Voglio ricordarla con precisione, nei minimi particolari, perché non svanisca rapidamente entro di me, non appena sarà finita, non appena il pericolo sarà passato, scongiurato, eliminato.
C’è da parte di tutti noi, e naturalmente anche in me, il desiderio, sempre presente, di dimenticare il prima possibile le esperienze dolorose, brutte, spiacevoli, che abbiamo vissuto, di cui siamo stati vittime, come se il dimenticarle, il rimuoverle dalla memoria, significasse, quasi il non averle vissute, così come quando, al mattino, ci svegliamo di soprassalto, ansimanti, con l’esperienza di un brutto sogno, un sogno angoscioso, che immediatamente dopo il risveglio è ancora ben presente e vivido in noi.
Siamo ancora immersi nella atmosfera dell’incubo, ma subito dopo, con la coscienza che si trattava di un incubo onirico e non della realtà, confortati da questa coscienza, ci immergiamo rapidamente nella realtà che ci circonda, favorendo così la sparizione, l’oblio dell’incubo.
Ora io non vorrei che lo stesso accadesse in me, con questo “brutto sogno” che stiamo tutti vivendo e per questo, scrivo, per non dimenticare, al più presto, quando tutto sarà finito, questa esperienza che deve rimanere indimenticabile.
Tornando al Tempo, non si tratta certamente del tempo meteorologico, argomento di cui non sono competente, se non per la mia smodata predilezione per la pioggia, che unica, mi rende felice, ma di come noi viviamo, in questo momento il senso del tempo che passa.
L’occasione per questa riflessione mi è data dalla lamentela, che molti pazienti, attualmente, sempre più spesso mi denunciano, ossia la sensazione spiacevole, sgradevole, spesso angosciante che il tempo non passi mai, non scorra, si sia come fermato, arrestato, immobilizzato in un eterno presente, senza più scorrere come prima, inesorabilmente e sempre più, troppo veloce.
Come se tutti fossimo immobilizzati in un eterno presente.
Ho cercato di spiegar Loro che quando la nostra vita è riempita, di compiti, impegni incombenze, sono questi, nel loro susseguirsi, succedersi, concludersi, che ci danno il senso del tempo che scorre, che passa.
Ora siamo costretti dalle circostanze a rimanere quasi tutti, in casa, isolati, soli, senza più quei tanti rapporti sociali, umani, affettivi, quei compiti piacevoli o spiacevoli, quelle incombenze, che prima riempivano le nostre giornate, il nostro tempo appunto, e quello stesso, identico tempo ci sembra trasformarsi in un vuoto contenitore che non ha più significato, privo come è del suo contenuto.

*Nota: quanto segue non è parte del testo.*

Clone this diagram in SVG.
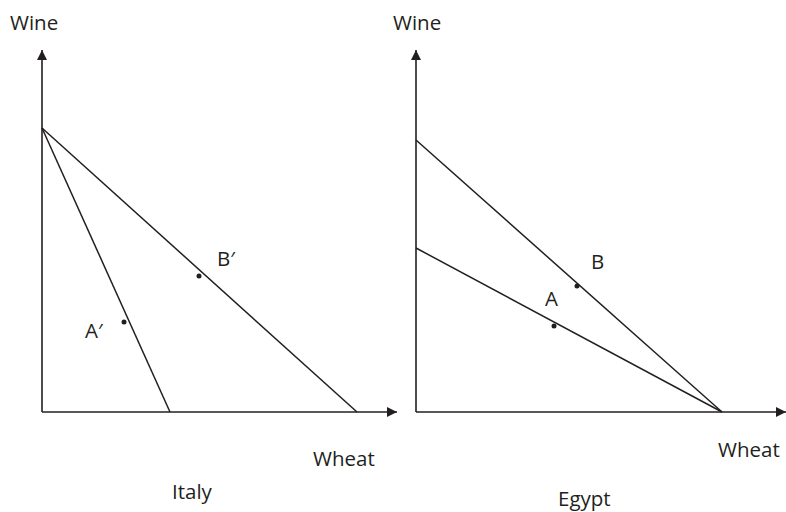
<svg xmlns="http://www.w3.org/2000/svg" width="786" height="512" viewBox="0 0 786 512">
<style>
.ax{stroke:#231f20;stroke-width:1.6;fill:none}
.ln{stroke:#231f20;stroke-width:1.5;fill:none}
.t{font-family:"Open Sans","Liberation Sans",sans-serif;font-size:20.5px;fill:#231f20}
.dot{fill:#231f20}
</style>
<defs>
<marker id="arr" markerWidth="10" markerHeight="10" refX="10" refY="5" orient="auto" markerUnits="userSpaceOnUse">
<path d="M0,0 L10,5 L0,10 Z" fill="#231f20"/>
</marker>
</defs>
<g id="connectors">
<path class="ax" d="M42,412 L42,50" marker-end="url(#arr)"/>
<path class="ax" d="M42,412 L397,412" marker-end="url(#arr)"/>
<path class="ln" d="M42,128 L170,412"/>
<path class="ln" d="M42,128 L357,412"/>
<path class="ax" d="M416,412 L416,50" marker-end="url(#arr)"/>
<path class="ax" d="M416,412 L786,412" marker-end="url(#arr)"/>
<path class="ln" d="M416,140 L722,412"/>
<path class="ln" d="M416,248 L722,412"/>
</g>
<g id="italy">
<text class="t" x="10" y="30">Wine</text>
<text class="t" x="313" y="466">Wheat</text>
<text class="t" x="172" y="499">Italy</text>
<circle class="dot" cx="199" cy="276" r="2.5"/>
<text class="t" x="217" y="266">B′</text>
<circle class="dot" cx="124" cy="322" r="2.5"/>
<text class="t" x="85" y="338">A′</text>
</g>
<g id="egypt">
<text class="t" x="393" y="30">Wine</text>
<text class="t" x="718" y="457">Wheat</text>
<text class="t" x="558" y="506">Egypt</text>
<circle class="dot" cx="577" cy="286" r="2.5"/>
<text class="t" x="591" y="269">B</text>
<circle class="dot" cx="554" cy="326" r="2.5"/>
<text class="t" x="545" y="306">A</text>
</g>
</svg>
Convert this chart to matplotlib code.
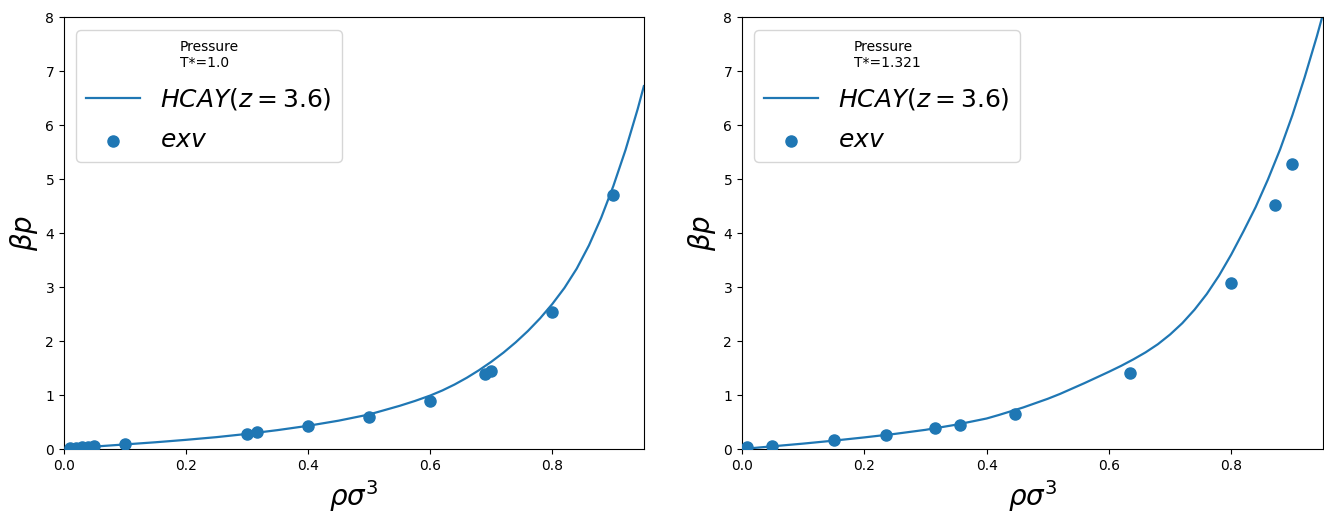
import matplotlib
matplotlib.use("Agg")
import matplotlib.pyplot as plt

# HCAY curve and simulation points, T*=1.0
rho_fit_1 = [0.0, 0.05, 0.1, 0.15, 0.2, 0.25, 0.3, 0.35, 0.4, 0.45, 0.5, 0.55,
             0.575, 0.6, 0.62, 0.64, 0.66, 0.68, 0.7, 0.72, 0.74, 0.76, 0.78,
             0.8, 0.82, 0.84, 0.86, 0.88, 0.9, 0.92, 0.94, 0.95]
p_fit_1 = [0.0, 0.045, 0.085, 0.125, 0.17, 0.22, 0.28, 0.35, 0.43, 0.525, 0.64,
           0.80, 0.89, 0.99, 1.085, 1.195, 1.32, 1.46, 1.615, 1.785, 1.975,
           2.185, 2.42, 2.685, 2.985, 3.34, 3.77, 4.28, 4.87, 5.54, 6.30, 6.72]
rho_exv_1 = [0.01, 0.02, 0.03, 0.04, 0.05, 0.1, 0.3, 0.316, 0.4, 0.5, 0.6,
             0.69, 0.7, 0.8, 0.9]
p_exv_1 = [0.01, 0.02, 0.03, 0.04, 0.05, 0.09, 0.28, 0.31, 0.42, 0.59, 0.89,
           1.38, 1.45, 2.53, 4.71]

# HCAY curve and simulation points, T*=1.321
rho_fit_2 = [0.0, 0.05, 0.1, 0.15, 0.2, 0.25, 0.3, 0.35, 0.4, 0.42, 0.44, 0.46,
             0.48, 0.5, 0.52, 0.54, 0.56, 0.58, 0.6, 0.62, 0.64, 0.66, 0.68,
             0.7, 0.72, 0.74, 0.76, 0.78, 0.8, 0.82, 0.84, 0.86, 0.88, 0.9,
             0.92, 0.94, 0.95]
p_fit_2 = [0.0, 0.05, 0.1, 0.155, 0.215, 0.28, 0.355, 0.45, 0.565, 0.63, 0.70,
           0.77, 0.85, 0.93, 1.02, 1.12, 1.22, 1.325, 1.43, 1.54, 1.66, 1.79,
           1.94, 2.12, 2.33, 2.58, 2.87, 3.21, 3.60, 4.03, 4.48, 4.99, 5.55,
           6.18, 6.88, 7.64, 8.05]
rho_exv_2 = [0.008, 0.049, 0.151, 0.235, 0.316, 0.357, 0.446, 0.635, 0.8,
             0.871, 0.9]
p_exv_2 = [0.03, 0.06, 0.16, 0.26, 0.38, 0.45, 0.64, 1.41, 3.07, 4.51, 5.27]

panels = [
    (rho_fit_1, p_fit_1, rho_exv_1, p_exv_1, "Pressure\nT*=1.0"),
    (rho_fit_2, p_fit_2, rho_exv_2, p_exv_2, "Pressure\nT*=1.321"),
]

fig = plt.figure(figsize=(13.24, 5.17), dpi=100)
boxes = [[0.0483, 0.1315, 0.438, 0.8356], [0.5604, 0.1315, 0.4388, 0.8356]]

for box, (xf, yf, xe, ye, title) in zip(boxes, panels):
    ax = fig.add_axes(box)
    ax.plot(xf, yf, color="C0", lw=1.6, label=r"$HCAY(z=3.6)$")
    ax.scatter(xe, ye, s=64, color="C0", label=r"$exv$", zorder=3)
    ax.set_xlim(0, 0.95)
    ax.set_ylim(0, 8)
    ax.set_xlabel(r"$\rho\sigma^3$", fontsize=20)
    ax.set_ylabel(r"$\beta p$", fontsize=20)
    ax.legend(loc="upper left", fontsize=18, title=title, title_fontsize=10,
              handlelength=2.15, labelspacing=0.65)

fig.savefig("out.png", dpi=100)
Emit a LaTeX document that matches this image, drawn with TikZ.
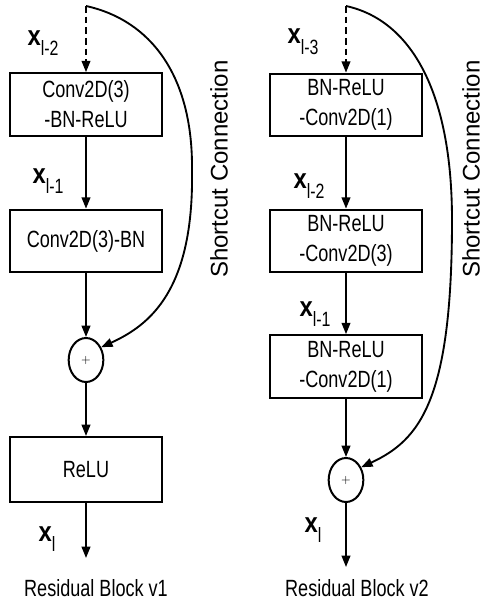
\documentclass[tikz,border=0pt]{standalone}
\usepackage{fontspec}
\usetikzlibrary{arrows.meta,shapes.geometric}
\newfontfamily\af[FakeStretch=0.77]{Liberation Sans}
\newfontfamily\afx[FakeStretch=0.85]{Liberation Sans}
\newfontfamily\afr{Liberation Sans}
\newcommand\mtxt{\af\fontsize{17.6}{22.5}\selectfont}
\newcommand\xlab[1]{{\afx\fontsize{21}{21}\selectfont\bfseries x}\raisebox{-8pt}{\af\fontsize{15.5}{15.5}\selectfont #1}}
\begin{document}
\begin{tikzpicture}[x=0.75pt,y=-0.75pt,
  box/.style={draw, line width=1.5pt, minimum width=114pt, minimum height=47pt, inner sep=0pt, align=center, font=\mtxt},
  add/.style={draw, ellipse, line width=1.5pt, minimum width=26pt, minimum height=33pt, inner sep=0pt},
  arr/.style={line width=1.4pt, -{Triangle[length=8.5pt,width=6.5pt]}},
  dsh/.style={dash pattern=on 5pt off 3pt},
  lbl/.style={inner sep=0pt},
  captxt/.style={inner sep=0pt, font=\mtxt},
  sctxt/.style={inner sep=0pt, rotate=90}]
\useasboundingbox (0,0) rectangle (483,602);
% ---- Block v1
\coordinate (s1) at (86,6);
\node[box] (a1) at (86,104.5) {Conv2D(3)\\-BN-ReLU};
\node[box] (a2) at (86,241) {Conv2D(3)-BN};
\node[add] (p1) at (86,360) {\fontsize{9}{9}\selectfont +};
\node[box, minimum height=48.75pt] (a3) at (86,469.5) {ReLU};
\coordinate (e1) at (86,558);
\draw[arr,dsh] (s1) -- (a1.north);
\draw[arr] (a1) -- (a2);
\draw[arr] (a2) -- (p1);
\draw[arr] (p1) -- (a3);
\draw[arr] (a3) -- (e1);
\draw[arr] (s1) .. controls (150,20) and (193,75) .. (192,170) .. controls (194,290) and (150,325) .. (p1.40);
\node[lbl] (l1a) at (43,43) {\xlab{l-2}};
\node[lbl] (l1b) at (48,181) {\xlab{l-1}};
\node[lbl] (l1c) at (47,539) {\xlab{l}};
\node[captxt] (c1) at (96,588) {Residual Block v1};
\node[sctxt] (t1) at (219,169) {\afr\fontsize{18}{18}\selectfont Shortcut Connection};
% ---- Block v2
\coordinate (s2) at (346,6);
\node[box] (b1) at (346,105) {BN-ReLU\\-Conv2D(1)};
\node[box] (b2) at (346,241) {BN-ReLU\\-Conv2D(3)};
\node[box] (b3) at (346,366.5) {BN-ReLU\\-Conv2D(1)};
\node[add] (p2) at (346,480) {\fontsize{9}{9}\selectfont +};
\coordinate (e2) at (346,567);
\draw[arr,dsh] (s2) -- (b1.north);
\draw[arr] (b1) -- (b2);
\draw[arr] (b2) -- (b3);
\draw[arr] (b3) -- (p2);
\draw[arr] (p2) -- (e2);
\draw[arr] (s2) .. controls (410,20) and (452,90) .. (452,220) .. controls (452,400) and (420,440) .. (p2.40);
\node[lbl] (l2a) at (303,42) {\xlab{l-3}};
\node[lbl] (l2b) at (309,186) {\xlab{l-2}};
\node[lbl] (l2c) at (315,314) {\xlab{l-1}};
\node[lbl] (l2d) at (313,530) {\xlab{l}};
\node[captxt] (c2) at (357,588) {Residual Block v2};
\node[sctxt] (t2) at (471,169) {\afr\fontsize{18}{18}\selectfont Shortcut Connection};
\end{tikzpicture}
\end{document}
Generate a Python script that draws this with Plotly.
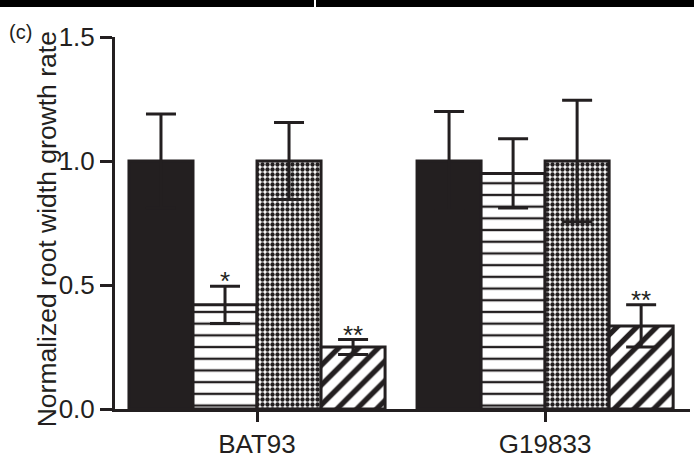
import plotly.graph_objects as go

# Data
categories = ["BAT93", "G19833"]
series_names = ["Control", "Treatment A", "Treatment B", "Treatment C"]
values = [
    [1.00, 1.00],   # solid
    [0.42, 0.95],   # horizontal lines
    [1.00, 1.00],   # checker
    [0.25, 0.335],  # diagonal hatch
]
errors = [
    [0.19, 0.20],
    [0.075, 0.14],
    [0.155, 0.245],
    [0.03, 0.085],
]
significance = [
    ["", ""],
    ["*", ""],
    ["", ""],
    ["**", "**"],
]
y_ticks = [0.0, 0.5, 1.0, 1.5]
y_ticklabels = ["0.0", "0.5", "1.0", "1.5"]

INK = "#231f20"
FONT = "Arial, Liberation Sans, Helvetica, sans-serif"

patterns = [
    dict(shape=""),
    dict(shape="-", size=11.7, solidity=0.2, fgcolor=INK, bgcolor="white", fgopacity=1),
    dict(shape=".", size=5, solidity=0.6, fgcolor=INK, bgcolor="white", fgopacity=1),
    dict(shape="/", size=14, solidity=0.38, fgcolor=INK, bgcolor="white", fgopacity=1),
]
fills = [INK, "white", "white", "white"]

x_pos = list(range(len(categories)))
bargap = 0.111
n = len(values)
bar_w = (1 - bargap) / n

fig = go.Figure()
for i in range(n):
    fig.add_trace(go.Bar(
        x=x_pos, y=values[i], name=series_names[i],
        marker=dict(color=fills[i], pattern=patterns[i],
                    line=dict(color=INK, width=3)),
        error_y=dict(type="data", array=errors[i], visible=True,
                     color=INK, thickness=3, width=15),
        showlegend=False,
    ))

annotations = []
for i in range(n):
    offset = -(1 - bargap) / 2 + bar_w * (i + 0.5)
    for j, xc in enumerate(x_pos):
        if significance[i][j]:
            annotations.append(dict(
                x=xc + offset, y=values[i][j] + errors[i][j],
                xref="x", yref="y", text=significance[i][j],
                showarrow=False, yanchor="bottom", yshift=-12,
                font=dict(size=26, color=INK, family=FONT),
            ))

# panel letter and axis title
annotations.append(dict(x=-0.1635, y=1.013, xref="paper", yref="paper",
                        xanchor="center", yanchor="middle",
                        text="(c)", showarrow=False,
                        font=dict(size=20, color=INK, family=FONT)))
annotations.append(dict(x=(47 - 115) / 575, y=(420 - 235) / 383,
                        xref="paper", yref="paper",
                        xanchor="center", yanchor="middle",
                        text="Normalized root width growth rate",
                        textangle=-90, showarrow=False,
                        font=dict(size=26.5, color=INK, family=FONT)))

# dark strip along the top edge
shapes = [
    dict(type="rect", xref="paper", yref="paper", x0=-0.21, x1=(314 - 115) / 575,
         y0=(420 - 6) / 383, y1=(420 + 2) / 383, fillcolor="black", line_width=0),
    dict(type="rect", xref="paper", yref="paper", x0=(316 - 115) / 575, x1=1.02,
         y0=(420 - 6) / 383, y1=(420 + 2) / 383, fillcolor="black", line_width=0),
]

fig.update_layout(
    width=694, height=463,
    margin=dict(l=115, r=4, t=37, b=43),
    paper_bgcolor="white", plot_bgcolor="white",
    barmode="group", bargap=bargap, bargroupgap=0,
    font=dict(family=FONT, size=26, color=INK),
    annotations=annotations, shapes=shapes,
    xaxis=dict(range=[-0.493, 1.503], tickvals=x_pos, ticktext=categories,
               showline=True, linecolor=INK, linewidth=3,
               ticks="outside", ticklen=10, tickwidth=3, tickcolor=INK,
               showgrid=False, zeroline=False,
               tickfont=dict(size=26, color=INK, family=FONT)),
    yaxis=dict(range=[0, 1.5], tickvals=y_ticks, ticktext=y_ticklabels,
               showline=True, linecolor=INK, linewidth=3,
               ticks="outside", ticklen=12, tickwidth=3, tickcolor=INK,
               showgrid=False, zeroline=False,
               tickfont=dict(size=26, color=INK, family=FONT)),
)

fig.write_html("out.html")
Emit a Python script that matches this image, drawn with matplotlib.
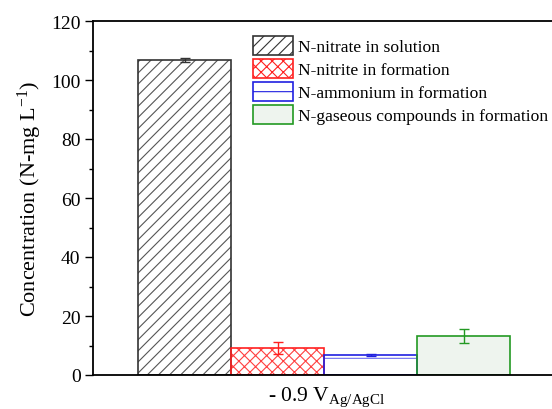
import matplotlib
matplotlib.use("Agg")
import matplotlib.pyplot as plt
from matplotlib.ticker import MultipleLocator

plt.rcParams['font.family'] = ['Liberation Serif', 'DejaVu Serif']
plt.rcParams['mathtext.fontset'] = 'custom'
plt.rcParams['mathtext.rm'] = 'Liberation Serif'
plt.rcParams['mathtext.it'] = 'Liberation Serif:italic'
plt.rcParams['hatch.linewidth'] = 0.8

labels = ['N-nitrate in solution', 'N-nitrite in formation',
          'N-ammonium in formation', 'N-gaseous compounds in formation']
values = [106.7, 9.2, 6.8, 13.2]
errors = [0.7, 2.0, 0.3, 2.4]
edge_colors = ['#333333', '#ff2020', '#2020e0', '#229922']
hatch_colors = ['#555555', '#ff4040', '#7070f0', '#229922']
face_colors = ['white', 'white', 'white', '#eef4ee']
hatches = ['///', 'xxx', '-', '']
yticks = [0, 20, 40, 60, 80, 100, 120]
xlabel = r'- 0.9 V$_{\mathrm{Ag/AgCl}}$'
ylabel = r'Concentration (N-mg L$^{-1}$)'

W, H = 552, 410
fig = plt.figure(figsize=(W/100, H/100), dpi=100)
l, r, b, t = 93, 560, 376, 22
ax = fig.add_axes([l/W, 1-b/H, (r-l)/W, (b-t)/H])

x = list(range(len(values)))
for i in x:
    # hatch layer (lighter colour)
    ax.bar(i, values[i], width=1.0, color=face_colors[i], edgecolor=hatch_colors[i],
           hatch=hatches[i], linewidth=0, zorder=2)
    # outline layer
    ax.bar(i, values[i], width=1.0, color='none', edgecolor=edge_colors[i],
           linewidth=1.2, zorder=2.5)
    ax.errorbar(i, values[i], yerr=errors[i], fmt='none', ecolor=edge_colors[i],
                elinewidth=1.0, capsize=3.5, capthick=1.0, zorder=3)

ax.set_xlim(-0.5 - 45/93, -0.5 + (r-138)/93)
ax.set_ylim(0, 120)
ax.set_yticks(yticks)
ax.yaxis.set_minor_locator(MultipleLocator(10))
ax.set_xticks([])
ax.tick_params(axis='y', which='major', direction='out', length=6, width=1, labelsize=14, pad=3)
ax.tick_params(axis='y', which='minor', direction='out', length=3, width=1)
for s in ax.spines.values():
    s.set_linewidth(1.3)
    s.set_color('black')

ax.set_xlabel(xlabel, fontsize=15.5, labelpad=7)
ax.set_ylabel(ylabel, fontsize=16, labelpad=5)

from matplotlib.patches import Patch
handles = [Patch(facecolor=face_colors[i], edgecolor=edge_colors[i], hatch=hatches[i],
                 linewidth=1.2) for i in x]
leg = ax.legend(handles, labels, loc='upper left', bbox_to_anchor=(246/W, 1-30/H),
                bbox_transform=fig.transFigure,
                frameon=False, fontsize=12.6, handlelength=2.3, handleheight=1.3,
                handletextpad=0.3, labelspacing=0.2, borderaxespad=0)

fig.savefig('out.png', dpi=100)
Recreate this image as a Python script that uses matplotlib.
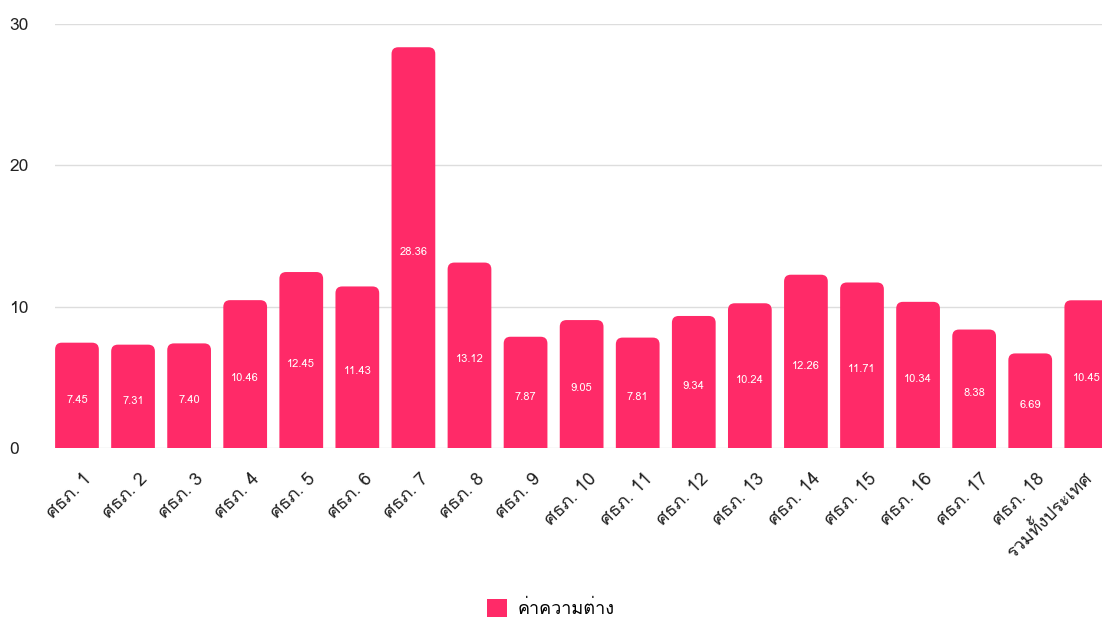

Quello stesso contenitore, che solo poco tempo prima ci era apparso sempre paradossalmente troppo piccolo, insufficiente per tutto ciò che avrebbe, secondo le nostre pretese, dovuto contenere.
Improvvisamente e grazie al Coronavirus, le nostre giornate, sempre così frenetiche, piene di cose da fare, con un tempo sempre insufficiente a farle tutte, improvvisamente sono divenute interminabili, ferme fisse, come se le lancette dell’orologio che ciascuno di noi possiede, si fossero miracolosamente arrestate, colpite anche loro dal virus.
Naturalmente non è così, le lancette dell’orologio si muovono sempre con la stessa velocità e scandiscono lo stesso tempo, ma è quello stesso tempo che a noi sembra lunghissimo, dilatato in maniera esasperante, perché vuoto, perché non è più riempito di compiti, di incombenze, di impegni, di azioni, che ci danno, nel loro succedersi la sensazione dello scorrere del tempo stesso.
Ma perché, proprio noi stessi, che fino a poco tempo prima ci siamo lamentati di avere sempre poco tempo per tutto, ora che improvvisamente, ne abbiamo finalmente tanto, obbligati come siamo a non muoverci, a rimanere in casa, a non correre da una parte all’altra come trottole impazzite, ora ci lamentiamo perché il tempo non passa mai?
Credo, ahimè, che la risposta sia semplice e tragicamente banale, purtroppo: il tempo che fino a poco tempo addietro non ci bastava mai, era sempre troppo poco, troppo veloce nel suo scorrere, era il tempo dedicato ad impegni, incombenze, oneri esterni, fuori di noi.
Oggi quello stesso tempo che ci appare rallentato, fermo, lunghissimo, inquietantemente lento nel suo scorrere è il tempo che dovremmo, che potremmo dedicare a noi stessi, ad una riflessione su di noi, adun contatto con la nostra intimità, con la nostra interiorità, con il nostro io interno.
Ma non ne siamo capaci. Forse ne abbiamo paura.
Forse anche questo il Coronavirus sta cercando di suggerirci.